MONTREAL - You might remember the photograph: a long-haired girl kneeling over the lifeless body of a young man on the campus of Kent State University, her arms outstretched, her face looking up and screaming to the world. The picture was taken just after noon on May 4, 1970, after Ohio National Guardsmen fired on a student protest, killing four.
It was an image that would mark my generation. It came to symbolize the deep and sometimes ugly chasm in America during the Vietnam War, and for one side of the divide, it came to symbolize all that was wrong with the country. Kent State was the rallying cry. Neil Young could have written the caption for that picture - "This summer I hear the drumming / Four dead in Ohio" - when he penned the words to Ohio just weeks later.
Kent State and Vietnam, Nixon and Agnew. And Trudeau. Thanks to him, Americans of draft age had another option besides going to war or going to jail.
Things would be different. We'd remake the world, we said. We'd end that war and all wars.
Of course, the revolution was never televised. The revolution never happened.
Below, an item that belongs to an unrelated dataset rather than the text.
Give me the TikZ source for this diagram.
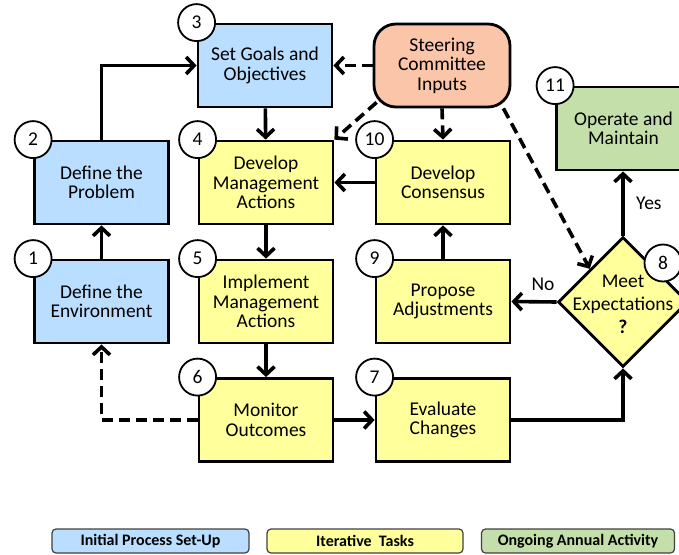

But to a 15-year-old growing up in suburban America, it still seemed like a glorious possibility then. To student activists in Montreal, in Paris, in Mexico City and elsewhere, there was a notion of something big yet to come.
It was a long time ago. We've since turned in our protest signs and signed on for fixed-rate mortgages. But sometimes I wonder whether our experiences of those days had some effect on our world view today, whether they are still part of us.
Over the years I would tell people that I had a connection with Kent State, that it was a pivotal moment in my young life. I'd recall that on May 5, the morning after the shootings, I defied my parents and my teachers and walked out of my Grade 9 class to march against the war and against what happened at Kent State. And on that first march, and on the anti-war marches that followed, I not only defied the authorities in my world, but stopped believing in them. I'd have hurtful arguments with my father about the war, and our relationship would never be the same. Kent State was a turning point for us.
I'd also tell people about the boy in that famous picture, the young man lying dead on the ground. That's Jeffrey Miller, I'd say. We grew up in the same neighbourhood.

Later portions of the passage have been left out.